_DIRECTIONS_
In the listing that follows, retype every line from the first through the one containing "const ramalY = i => RM.y0 + i * RM.step;". Pictures are to be left out.

>> START RECORDED DATA

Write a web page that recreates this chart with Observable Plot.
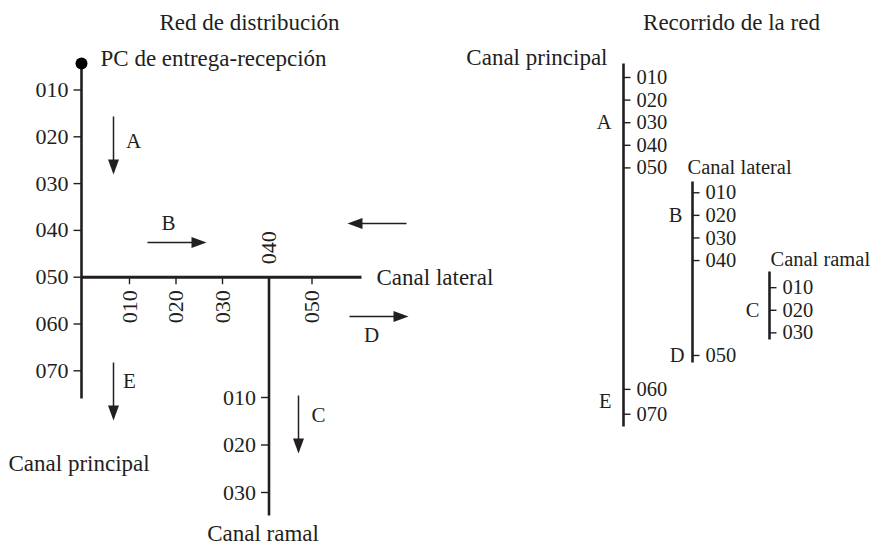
<!DOCTYPE html>
<html><head><meta charset="utf-8">
<script src="https://cdn.jsdelivr.net/npm/d3@7"></script>
<script src="https://cdn.jsdelivr.net/npm/@observablehq/plot@0.6"></script>
<style>body{margin:0;background:#fff} svg{display:block}</style>
</head><body><div id="chart"></div>
<script>
// ---------- data ----------
const mainStations = ["010","020","030","040","050","060","070"];
const lateralStations = ["010","020","030","040","050"];
const ramalStations = ["010","020","030"];
const flowLetters = ["A","B","C","D","E"];
const titles = ["Red de distribución","Recorrido de la red"];
const canalNames = ["Canal principal","Canal lateral","Canal ramal"];
const originLabel = "PC de entrega-recepción";

// ---------- layout ----------
const ink = "#231f20";
const serif = "Liberation Serif, 'Times New Roman', serif";
const W = 871, H = 545;
const FS = {title: 23, name: 23, tick: 22, letter: 21, tree: 20.5, treeName: 20.5};

// left panel (map of the network)
const P = {x: 81, top: 63, y0: 89.5, step: 46.8, bottom: 398};
const mainY = i => P.y0 + i * P.step;
const latY = mainY(mainStations.indexOf("050"));
const LT = {x0: 129, step: 46.5, lastStep: 43, end: 361};
const latX = i => i < lateralStations.length - 1 ? LT.x0 + i * LT.step : LT.x0 + (i - 1) * LT.step + LT.lastStep;
const ramalX = latX(lateralStations.indexOf("040"));
const RM = {y0: 397, step: 47.5, end: 515};
const ramalY = i => RM.y0 + i * RM.step;

// right panel (route listing), rows in list order
const rowY = r => 77 + r * 22.6;
const treeRows = {main: [0,1,2,3,4,13.8,14.9], lateral: [5.1,6.1,7.1,8.1,12.3], ramal: [9.3,10.3,11.3]};
const treeX = {main: 623, lateral: 692, ramal: 769};
const treeSpan = {main: [63, 426], lateral: [181, 362], ramal: [271, 339]};
const treeStations = {main: mainStations, lateral: lateralStations, ramal: ramalStations};

// flow arrows on the map
const flowArrows = [
  {label: "A", x1: 113, y1: 116, x2: 113, y2: 174, lx: 133, ly: 141},
  {label: "B", x1: 147, y1: 242, x2: 206, y2: 242, lx: 168, ly: 223},
  {label: "",  x1: 406, y1: 223, x2: 347, y2: 223, lx: 0, ly: 0},
  {label: "D", x1: 349, y1: 316, x2: 408, y2: 316, lx: 371, ly: 335},
  {label: "E", x1: 113, y1: 362, x2: 113, y2: 420, lx: 129, ly: 381},
  {label: "C", x1: 298, y1: 395, x2: 298, y2: 453, lx: 318, ly: 415}
];
const HEAD = 15;
const dirOf = a => a.x2 > a.x1 ? "right" : a.x2 < a.x1 ? "left" : "down";
const headSymbol = (dx, dy) => ({draw(ctx) {
  const px = -dy, py = dx, hw = 5.5;
  ctx.moveTo(0, 0);
  ctx.lineTo(-dx * HEAD + px * hw, -dy * HEAD + py * hw);
  ctx.lineTo(-dx * HEAD - px * hw, -dy * HEAD - py * hw);
  ctx.closePath();
}});
const symbols = {right: headSymbol(1, 0), left: headSymbol(-1, 0), down: headSymbol(0, 1)};

// ---------- derived geometry ----------
const segments = [
  {x1: P.x, y1: P.top, x2: P.x, y2: P.bottom, w: 2.6},
  {x1: P.x, y1: latY, x2: LT.end, y2: latY, w: 3},
  {x1: ramalX, y1: latY, x2: ramalX, y2: RM.end, w: 2.6},
  ...Object.keys(treeX).map(k => ({x1: treeX[k], y1: treeSpan[k][0], x2: treeX[k], y2: treeSpan[k][1], w: 2.6}))
];
const ticks = [
  ...mainStations.map((s, i) => ({x1: P.x - 8, y1: mainY(i), x2: P.x, y2: mainY(i)})),
  ...lateralStations.filter(s => s !== "040").map(s => {const i = lateralStations.indexOf(s); return {x1: latX(i), y1: latY, x2: latX(i), y2: latY + 7};}),
  ...ramalStations.map((s, i) => ({x1: ramalX - 8, y1: ramalY(i), x2: ramalX, y2: ramalY(i)})),
  ...Object.keys(treeX).flatMap(k => treeRows[k].map(r => ({x1: treeX[k], y1: rowY(r), x2: treeX[k] + 7, y2: rowY(r)})))
];
const treeLabels = Object.keys(treeX).flatMap(k => treeStations[k].map((s, i) => ({text: s, x: treeX[k] + 13, y: rowY(treeRows[k][i])})));
const treeLetters = [
  {text: "A", x: treeX.main - 12, y: rowY(2)},
  {text: "B", x: treeX.lateral - 10, y: rowY(6.1)},
  {text: "C", x: treeX.ramal - 10, y: rowY(10.3)},
  {text: "D", x: treeX.lateral - 8, y: rowY(12.3)},
  {text: "E", x: treeX.main - 12, y: rowY(14.35)}
].filter(d => flowLetters.includes(d.text));

const font = {fontFamily: serif, fill: ink, stroke: "none"};

const plot = Plot.plot({
  width: W, height: H, margin: 0,
  x: {domain: [0, W], range: [0, W], axis: null},
  y: {domain: [0, H], range: [0, H], axis: null},
  style: {background: "#fff", overflow: "visible"},
  marks: [
    Plot.link(segments, {x1: "x1", y1: "y1", x2: "x2", y2: "y2", stroke: ink, strokeWidth: "w"}),
    Plot.link(ticks, {x1: "x1", y1: "y1", x2: "x2", y2: "y2", stroke: ink, strokeWidth: 1.4}),
    Plot.dot([0], {x: P.x, y: P.top, r: 6, fill: "#000", stroke: "none"}),
    // flow arrows
    Plot.link(flowArrows, {
      x1: "x1", y1: "y1",
      x2: d => d.x2 - Math.sign(d.x2 - d.x1) * 8, y2: d => d.y2 - Math.sign(d.y2 - d.y1) * 8,
      stroke: ink, strokeWidth: 1.5
    }),
    ...["right", "left", "down"].map(dir => Plot.dot(flowArrows.filter(a => dirOf(a) === dir), {
      x: "x2", y: "y2", symbol: symbols[dir], fill: ink, stroke: "none", r: 5
    })),
    Plot.text(flowArrows.filter(a => a.label), {x: "lx", y: "ly", text: "label", fontSize: FS.letter, ...font}),
    // titles
    Plot.text([titles[0]], {x: 249, y: 22, text: d => d, fontSize: FS.title, ...font}),
    Plot.text([titles[1]], {x: 731, y: 22, text: d => d, fontSize: FS.title, ...font}),
    Plot.text([originLabel], {x: 100, y: 58, text: d => d, textAnchor: "start", fontSize: FS.name, ...font}),
    // left map labels
    Plot.text(mainStations, {x: P.x - 13, y: (d, i) => mainY(i), text: d => d, textAnchor: "end", fontSize: FS.tick, ...font}),
    Plot.text(lateralStations.filter(s => s !== "040"), {
      x: s => latX(lateralStations.indexOf(s)), y: latY + 13, text: d => d,
      rotate: -90, textAnchor: "end", fontSize: FS.tick, ...font
    }),
    Plot.text(["040"], {x: ramalX, y: latY - 13, text: d => d, rotate: -90, textAnchor: "start", fontSize: FS.tick, ...font}),
    Plot.text(ramalStations, {x: ramalX - 13, y: (d, i) => ramalY(i), text: d => d, textAnchor: "end", fontSize: FS.tick, ...font}),
    Plot.text([canalNames[1]], {x: LT.end + 15, y: latY, text: d => d, textAnchor: "start", fontSize: FS.name, ...font}),
    Plot.text([canalNames[0]], {x: 8, y: 463, text: d => d, textAnchor: "start", fontSize: FS.name, ...font}),
    Plot.text([canalNames[2]], {x: ramalX - 6, y: 533, text: d => d, fontSize: FS.name, ...font}),
    // right tree labels
    Plot.text(treeLabels, {x: "x", y: "y", text: "text", textAnchor: "start", fontSize: FS.tree, ...font}),
    Plot.text(treeLetters, {x: "x", y: "y", text: "text", textAnchor: "end", fontSize: FS.tree, ...font}),
    Plot.text([canalNames[0]], {x: 607, y: 57, text: d => d, textAnchor: "end", fontSize: FS.name, ...font}),
    Plot.text([canalNames[1]], {x: 687, y: 167, text: d => d, textAnchor: "start", fontSize: FS.treeName, ...font}),
    Plot.text([canalNames[2]], {x: 770, y: 259, text: d => d, textAnchor: "start", fontSize: FS.treeName, ...font})
  ]
});
document.getElementById("chart").append(plot);
</script>
</body></html>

>> END RECORDED DATA

_ANSWER TO THIS EXERCISE_
Write a web page that recreates this chart with Observable Plot.
<!DOCTYPE html>
<html><head><meta charset="utf-8">
<script src="https://cdn.jsdelivr.net/npm/d3@7"></script>
<script src="https://cdn.jsdelivr.net/npm/@observablehq/plot@0.6"></script>
<style>body{margin:0;background:#fff} svg{display:block}</style>
</head><body><div id="chart"></div>
<script>
// ---------- data ----------
const mainStations = ["010","020","030","040","050","060","070"];
const lateralStations = ["010","020","030","040","050"];
const ramalStations = ["010","020","030"];
const flowLetters = ["A","B","C","D","E"];
const titles = ["Red de distribución","Recorrido de la red"];
const canalNames = ["Canal principal","Canal lateral","Canal ramal"];
const originLabel = "PC de entrega-recepción";

// ---------- layout ----------
const ink = "#231f20";
const serif = "Liberation Serif, 'Times New Roman', serif";
const W = 871, H = 545;
const FS = {title: 23, name: 23, tick: 22, letter: 21, tree: 20.5, treeName: 20.5};

// left panel (map of the network)
const P = {x: 81, top: 63, y0: 89.5, step: 46.8, bottom: 398};
const mainY = i => P.y0 + i * P.step;
const latY = mainY(mainStations.indexOf("050"));
const LT = {x0: 129, step: 46.5, lastStep: 43, end: 361};
const latX = i => i < lateralStations.length - 1 ? LT.x0 + i * LT.step : LT.x0 + (i - 1) * LT.step + LT.lastStep;
const ramalX = latX(lateralStations.indexOf("040"));
const RM = {y0: 397, step: 47.5, end: 515};
const ramalY = i => RM.y0 + i * RM.step;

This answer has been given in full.